What Is the Difference Between Form 1099-DA and Form 1099-B?
Anyone who has sold stock is probably familiar with receiving a 1099-B at tax time. A newer form, the 1099-DA, was built specifically for digital assets, and the two forms, while related, aren’t interchangeable.
The short answer
Form 1099-B has long been used to report proceeds from broker transactions, primarily stocks and other traditional securities. Form 1099-DA is a newer form built specifically for digital asset brokers to report cryptocurrency sales, and it’s designed to capture information relevant to crypto transactions, such as wallet and transfer details, that 1099-B was never built to handle.
Why a separate form was created
Cryptocurrency’s tax treatment has generally followed property rules rather than the rules that apply to traditional securities, but broker reporting requirements had not caught up until more recently. Form 1099-B was designed decades ago around the mechanics of a stock or bond trade executed through a traditional brokerage. Digital asset transactions often involve details a stock trade doesn’t, such as multiple wallets, transfers between platforms, and cost basis information that can be harder to track, which is part of why tracking crypto cost basis is so difficult in the first place.

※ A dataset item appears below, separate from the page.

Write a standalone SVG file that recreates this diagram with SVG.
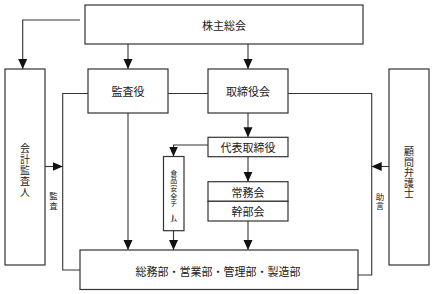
<svg xmlns="http://www.w3.org/2000/svg" width="433" height="294" viewBox="0 0 433 294">
<defs>
<marker id="arr" markerUnits="userSpaceOnUse" markerWidth="10" markerHeight="10" viewBox="0 0 10 10" refX="10" refY="5" orient="auto">
<path d="M0,0.5 L10,5 L0,9.5 Z" fill="#111"/>
</marker>
</defs>
<style>
.box{fill:#fff;stroke:#333;stroke-width:1.2}
.ln{fill:none;stroke:#333;stroke-width:1.1}
.t{font-family:"Noto Sans CJK JP","Noto Sans CJK SC",sans-serif;font-size:11px;fill:#222;text-anchor:middle;dominant-baseline:central}
.vt{font-size:10px}
.sm{font-size:8.5px}
</style>
<rect width="433" height="294" fill="#fff"/>
<g id="connectors">
<path class="ln" d="M80,20 H22.7 V69" marker-end="url(#arr)"/>
<path class="ln" d="M128,44 V69" marker-end="url(#arr)"/>
<path class="ln" d="M248,44 V69" marker-end="url(#arr)"/>
<path class="ln" d="M168,93.5 H208"/>
<path class="ln" d="M88,93.5 H62.7 V270 H80"/>
<path class="ln" d="M45,166.5 H62.7" marker-end="url(#arr)"/>
<path class="ln" d="M288,93.5 H371.7 V275 H358"/>
<path class="ln" d="M389,166.5 H371.7" marker-end="url(#arr)"/>
<path class="ln" d="M248,113 V137.3" marker-end="url(#arr)"/>
<path class="ln" d="M208,145 H173.5 V156.5" marker-end="url(#arr)"/>
<path class="ln" d="M248,156.7 V181.7" marker-end="url(#arr)"/>
<path class="ln" d="M248,221 V250" marker-end="url(#arr)"/>
<path class="ln" d="M128,113 V250" marker-end="url(#arr)"/>
<path class="ln" d="M173.5,230.7 V250" marker-end="url(#arr)"/>
</g>
<g id="kabunushi">
<rect class="box" x="85" y="5" width="278" height="39"/>
<text class="t" x="224" y="24.5">株主総会</text>
</g>
<g id="kaikei">
<rect class="box" x="5" y="69" width="40" height="196"/>
<text class="t vt" x="25 25 25 25 25" y="147.2 158.2 169.2 180.2 191.2">会計監査人</text>
</g>
<g id="kansayaku">
<rect class="box" x="88" y="69" width="80" height="44"/>
<text class="t" x="128" y="91">監査役</text>
</g>
<g id="torishimariyakukai">
<rect class="box" x="208" y="69" width="80" height="44"/>
<text class="t" x="248" y="91">取締役会</text>
</g>
<g id="komon">
<rect class="box" x="389" y="69" width="40" height="196"/>
<text class="t vt" x="409 409 409 409 409" y="150.5 161 171.5 182 192.5">顧問弁護士</text>
</g>
<g id="daihyo">
<rect class="box" x="208" y="137.3" width="80" height="19.4"/>
<text class="t" x="248" y="147">代表取締役</text>
</g>
<g id="shokuhin">
<rect class="box" x="163.5" y="156.5" width="20.5" height="74.2"/>
<text class="t" style="font-size:7px" x="173.7 173.7 173.7 173.7 173.7 173.7 173.7" y="172.8 180.4 188 195.6 203.2 210.8 218.4" rotate="0 0 0 0 0 90 0">食品安全チーム</text>
</g>
<g id="jomukai">
<rect class="box" x="208" y="181.7" width="80" height="19.6"/>
<text class="t" x="248" y="191.5">常務会</text>
</g>
<g id="kanbukai">
<rect class="box" x="208" y="201.3" width="80" height="19.7"/>
<text class="t" x="248" y="211">幹部会</text>
</g>
<g id="bumon">
<rect class="box" x="80" y="250" width="278" height="39.5"/>
<text class="t" x="218" y="271">総務部・営業部・管理部・製造部</text>
</g>
<g id="labels">
<text class="t sm" x="53.5 53.5" y="195 204.5">監査</text>
<text class="t sm" x="380 380" y="195.5 205">助言</text>
</g>
</svg>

Form 1099-DA was introduced to address those gaps directly.
What each form generally reports
- 1099-B reports securities transactions. It typically includes proceeds from a sale, and depending on the broker’s records, cost basis and gain or loss information for stocks, bonds, and similar assets.
- 1099-DA reports digital asset transactions. It’s built to capture proceeds from crypto sales along with details specific to digital assets, including information about the wallets or accounts involved.
- Basis reporting differs between them. Because digital asset basis can be tracked differently depending on the accounting method used, the basis details captured on a 1099-DA may look different from what’s typically shown on a 1099-B for a stock trade.
What this means for someone filing taxes
Receiving a 1099-DA doesn’t change the fundamental tax treatment of crypto transactions; gains and losses are still generally calculated and reported the same way. But it does mean more of the underlying transaction detail is now reported directly to tax authorities rather than relying solely on the taxpayer’s own records. This shift also has implications for quarterly estimated tax obligations, since more consistent third-party reporting can make discrepancies between what’s reported and what’s filed easier to notice.
Why this area keeps changing
Reporting requirements for digital assets have been evolving over the past several years, and the specifics of what brokers must report, and when, continue to be refined. Because rules in this area change and depend on individual circumstances, including which platforms are treated as brokers, it’s worth verifying the current requirements each tax season rather than assuming last year’s process still applies.
What to weigh
The core difference between the two forms comes down to what they were built for: 1099-B for traditional securities, 1099-DA for digital assets with all their added complexity. Understanding which form applies to a given transaction, and what basis information it captures, makes it easier to reconcile personal records with what’s ultimately reported to tax authorities.